Reinforcement Learning Based Prediction of PID Controller Gains for Quadrotor UAVs

Unmanned aerial vehicles (UAVs) have experienced tremendous growth over the past two decades, and they have been utilized in diverse civilian and public domain applications like power line inspection [1], monitoring mining areas [2], wildlife conservation and monitoring [3], border protection [4], infrastructure and building inspection [5], and precision agriculture [6], among others. Multirotor UAVs, particularly quadrotors, have become the most widely used platforms due to their vertical take-off and landing (VTOL) capabilities, efficient hovering, and overall flight effectiveness. Although several conventional control techniques have been developed and tested effectively (via simulations and in real time) for quadrotor navigation and control, recently, learning-based algorithms and techniques have gained significant momentum because they improve quadrotor modeling and subsequently navigation and control.
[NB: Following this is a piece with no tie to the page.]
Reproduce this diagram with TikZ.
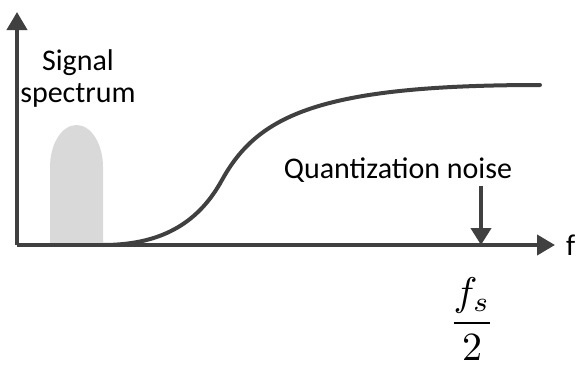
\documentclass[tikz,border=0pt]{standalone}
\usepackage{fontspec}
\setmainfont{Carlito}
\usepackage{tikz}
\usetikzlibrary{positioning, arrows.meta}
\definecolor{axisGrey}{HTML}{404040}
\definecolor{bandGrey}{HTML}{D9D9D9}

\begin{document}
\begin{tikzpicture}[x=1pt, y=-1pt, font=\fontsize{30}{32}\selectfont,
  axis/.style={line width=4pt, axisGrey, -{Triangle[length=18pt, width=20pt]}}]
\useasboundingbox (0,0) rectangle (576,367);
\coordinate (origin) at (17,245);
\coordinate (ytop) at (17,12);
\coordinate (xend) at (555,245);
\coordinate (nyquist) at (481,245);
% signal band
\fill[bandGrey] (50,245) -- (50,167) arc[start angle=180, end angle=0, x radius=26.5pt, y radius=42pt] -- (103,245) -- cycle;
% noise shaping curve
\draw[line width=4pt, axisGrey, line cap=round]
  (103,245) .. controls (165,245) and (200,220) .. (222,180)
  .. controls (258,115) and (320,85) .. (540,85);
\draw[axis] (origin) -- (ytop);
\draw[axis] (origin) -- (xend);
\node[anchor=base, align=center] (signal) at (78,102) {Signal\\spectrum};
\node[anchor=base] (noise) at (398,178) {Quantization noise};
\draw[axis, -{Triangle[length=17pt, width=20pt]}] (nyquist |- noise.south) -- (nyquist);
\node[anchor=base west, inner sep=0pt] (freq) at (566,255) {f};
\node[anchor=base, font=\normalsize, scale=4, inner sep=0pt] (fs) at (472,333) {$\displaystyle\frac{f_s}{2}$};
\end{tikzpicture}
\end{document}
The learning-based methodology offers alternatives to parameter tuning and estimation, learning, and understanding of the environment. Representative published surveys on developing and adopting machine learning (ML), deep learning (DL), or reinforcement learning (RL) algorithms for UAV modeling and control include [7], [8], [9], [10], [11], while the recently completed survey in [12] focuses on multirotor navigation and control based on online learning.